PROVIDED MATERIAL >>
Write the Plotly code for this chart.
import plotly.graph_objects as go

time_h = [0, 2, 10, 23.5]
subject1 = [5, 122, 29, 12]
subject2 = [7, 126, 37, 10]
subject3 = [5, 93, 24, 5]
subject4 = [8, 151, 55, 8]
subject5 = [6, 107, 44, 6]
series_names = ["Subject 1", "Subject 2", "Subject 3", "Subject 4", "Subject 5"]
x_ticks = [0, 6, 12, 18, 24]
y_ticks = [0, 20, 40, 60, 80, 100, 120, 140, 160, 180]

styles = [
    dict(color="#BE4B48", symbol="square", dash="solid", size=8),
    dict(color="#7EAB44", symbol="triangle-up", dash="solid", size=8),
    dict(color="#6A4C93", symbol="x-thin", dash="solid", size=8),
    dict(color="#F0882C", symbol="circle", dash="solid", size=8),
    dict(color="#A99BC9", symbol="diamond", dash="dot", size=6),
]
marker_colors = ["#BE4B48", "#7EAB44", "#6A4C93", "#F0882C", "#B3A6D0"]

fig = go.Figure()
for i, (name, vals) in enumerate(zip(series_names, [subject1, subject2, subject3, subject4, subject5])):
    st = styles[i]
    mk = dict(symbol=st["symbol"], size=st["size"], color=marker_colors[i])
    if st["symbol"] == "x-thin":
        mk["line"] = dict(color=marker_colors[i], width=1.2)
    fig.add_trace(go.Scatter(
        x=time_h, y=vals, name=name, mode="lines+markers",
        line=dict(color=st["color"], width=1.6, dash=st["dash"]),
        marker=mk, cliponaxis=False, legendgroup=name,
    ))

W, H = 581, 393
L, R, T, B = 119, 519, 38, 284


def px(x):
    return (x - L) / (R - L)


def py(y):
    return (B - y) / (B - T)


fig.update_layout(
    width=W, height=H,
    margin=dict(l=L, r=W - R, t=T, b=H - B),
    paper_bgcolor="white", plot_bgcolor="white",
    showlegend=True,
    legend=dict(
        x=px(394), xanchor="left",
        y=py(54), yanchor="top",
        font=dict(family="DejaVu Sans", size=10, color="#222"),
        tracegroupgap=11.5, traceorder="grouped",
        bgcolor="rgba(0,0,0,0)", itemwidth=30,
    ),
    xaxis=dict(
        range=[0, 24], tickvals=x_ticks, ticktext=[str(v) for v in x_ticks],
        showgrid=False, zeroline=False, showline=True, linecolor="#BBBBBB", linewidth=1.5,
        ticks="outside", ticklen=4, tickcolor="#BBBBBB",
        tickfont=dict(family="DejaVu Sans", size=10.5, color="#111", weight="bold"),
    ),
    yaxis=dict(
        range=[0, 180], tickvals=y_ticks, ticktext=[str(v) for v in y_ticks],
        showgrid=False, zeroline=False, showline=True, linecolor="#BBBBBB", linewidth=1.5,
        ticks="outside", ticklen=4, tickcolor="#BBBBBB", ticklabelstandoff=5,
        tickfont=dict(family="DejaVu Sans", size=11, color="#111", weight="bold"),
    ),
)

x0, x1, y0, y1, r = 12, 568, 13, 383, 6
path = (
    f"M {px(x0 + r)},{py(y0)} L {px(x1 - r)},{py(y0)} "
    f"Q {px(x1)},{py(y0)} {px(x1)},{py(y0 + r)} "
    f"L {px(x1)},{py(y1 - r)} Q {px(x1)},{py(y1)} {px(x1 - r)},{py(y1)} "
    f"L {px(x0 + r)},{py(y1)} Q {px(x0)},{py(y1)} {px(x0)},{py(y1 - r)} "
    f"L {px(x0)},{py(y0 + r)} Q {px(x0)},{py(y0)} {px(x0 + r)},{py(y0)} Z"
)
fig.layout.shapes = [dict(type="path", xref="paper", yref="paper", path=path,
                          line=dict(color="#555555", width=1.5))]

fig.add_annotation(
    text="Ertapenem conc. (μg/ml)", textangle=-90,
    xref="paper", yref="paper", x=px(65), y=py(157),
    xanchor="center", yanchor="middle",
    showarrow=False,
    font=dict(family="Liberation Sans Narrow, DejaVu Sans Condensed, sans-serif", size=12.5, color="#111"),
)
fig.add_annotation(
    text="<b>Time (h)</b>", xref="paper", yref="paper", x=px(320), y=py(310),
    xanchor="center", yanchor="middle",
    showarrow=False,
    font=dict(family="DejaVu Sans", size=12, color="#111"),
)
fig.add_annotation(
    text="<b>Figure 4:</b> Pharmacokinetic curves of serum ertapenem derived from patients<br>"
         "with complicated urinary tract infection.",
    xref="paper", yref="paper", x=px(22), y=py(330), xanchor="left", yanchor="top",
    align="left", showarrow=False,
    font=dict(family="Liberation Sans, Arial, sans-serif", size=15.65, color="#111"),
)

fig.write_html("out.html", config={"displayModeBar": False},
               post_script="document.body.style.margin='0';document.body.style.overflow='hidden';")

YOUR TASK >> Copy all data exactly, start to finish.

OUTPUT FOR THIS TASK >>
Write the Plotly code for this chart.
import plotly.graph_objects as go

time_h = [0, 2, 10, 23.5]
subject1 = [5, 122, 29, 12]
subject2 = [7, 126, 37, 10]
subject3 = [5, 93, 24, 5]
subject4 = [8, 151, 55, 8]
subject5 = [6, 107, 44, 6]
series_names = ["Subject 1", "Subject 2", "Subject 3", "Subject 4", "Subject 5"]
x_ticks = [0, 6, 12, 18, 24]
y_ticks = [0, 20, 40, 60, 80, 100, 120, 140, 160, 180]

styles = [
    dict(color="#BE4B48", symbol="square", dash="solid", size=8),
    dict(color="#7EAB44", symbol="triangle-up", dash="solid", size=8),
    dict(color="#6A4C93", symbol="x-thin", dash="solid", size=8),
    dict(color="#F0882C", symbol="circle", dash="solid", size=8),
    dict(color="#A99BC9", symbol="diamond", dash="dot", size=6),
]
marker_colors = ["#BE4B48", "#7EAB44", "#6A4C93", "#F0882C", "#B3A6D0"]

fig = go.Figure()
for i, (name, vals) in enumerate(zip(series_names, [subject1, subject2, subject3, subject4, subject5])):
    st = styles[i]
    mk = dict(symbol=st["symbol"], size=st["size"], color=marker_colors[i])
    if st["symbol"] == "x-thin":
        mk["line"] = dict(color=marker_colors[i], width=1.2)
    fig.add_trace(go.Scatter(
        x=time_h, y=vals, name=name, mode="lines+markers",
        line=dict(color=st["color"], width=1.6, dash=st["dash"]),
        marker=mk, cliponaxis=False, legendgroup=name,
    ))

W, H = 581, 393
L, R, T, B = 119, 519, 38, 284


def px(x):
    return (x - L) / (R - L)


def py(y):
    return (B - y) / (B - T)


fig.update_layout(
    width=W, height=H,
    margin=dict(l=L, r=W - R, t=T, b=H - B),
    paper_bgcolor="white", plot_bgcolor="white",
    showlegend=True,
    legend=dict(
        x=px(394), xanchor="left",
        y=py(54), yanchor="top",
        font=dict(family="DejaVu Sans", size=10, color="#222"),
        tracegroupgap=11.5, traceorder="grouped",
        bgcolor="rgba(0,0,0,0)", itemwidth=30,
    ),
    xaxis=dict(
        range=[0, 24], tickvals=x_ticks, ticktext=[str(v) for v in x_ticks],
        showgrid=False, zeroline=False, showline=True, linecolor="#BBBBBB", linewidth=1.5,
        ticks="outside", ticklen=4, tickcolor="#BBBBBB",
        tickfont=dict(family="DejaVu Sans", size=10.5, color="#111", weight="bold"),
    ),
    yaxis=dict(
        range=[0, 180], tickvals=y_ticks, ticktext=[str(v) for v in y_ticks],
        showgrid=False, zeroline=False, showline=True, linecolor="#BBBBBB", linewidth=1.5,
        ticks="outside", ticklen=4, tickcolor="#BBBBBB", ticklabelstandoff=5,
        tickfont=dict(family="DejaVu Sans", size=11, color="#111", weight="bold"),
    ),
)

x0, x1, y0, y1, r = 12, 568, 13, 383, 6
path = (
    f"M {px(x0 + r)},{py(y0)} L {px(x1 - r)},{py(y0)} "
    f"Q {px(x1)},{py(y0)} {px(x1)},{py(y0 + r)} "
    f"L {px(x1)},{py(y1 - r)} Q {px(x1)},{py(y1)} {px(x1 - r)},{py(y1)} "
    f"L {px(x0 + r)},{py(y1)} Q {px(x0)},{py(y1)} {px(x0)},{py(y1 - r)} "
    f"L {px(x0)},{py(y0 + r)} Q {px(x0)},{py(y0)} {px(x0 + r)},{py(y0)} Z"
)
fig.layout.shapes = [dict(type="path", xref="paper", yref="paper", path=path,
                          line=dict(color="#555555", width=1.5))]

fig.add_annotation(
    text="Ertapenem conc. (μg/ml)", textangle=-90,
    xref="paper", yref="paper", x=px(65), y=py(157),
    xanchor="center", yanchor="middle",
    showarrow=False,
    font=dict(family="Liberation Sans Narrow, DejaVu Sans Condensed, sans-serif", size=12.5, color="#111"),
)
fig.add_annotation(
    text="<b>Time (h)</b>", xref="paper", yref="paper", x=px(320), y=py(310),
    xanchor="center", yanchor="middle",
    showarrow=False,
    font=dict(family="DejaVu Sans", size=12, color="#111"),
)
fig.add_annotation(
    text="<b>Figure 4:</b> Pharmacokinetic curves of serum ertapenem derived from patients<br>"
         "with complicated urinary tract infection.",
    xref="paper", yref="paper", x=px(22), y=py(330), xanchor="left", yanchor="top",
    align="left", showarrow=False,
    font=dict(family="Liberation Sans, Arial, sans-serif", size=15.65, color="#111"),
)

fig.write_html("out.html", config={"displayModeBar": False},
               post_script="document.body.style.margin='0';document.body.style.overflow='hidden';")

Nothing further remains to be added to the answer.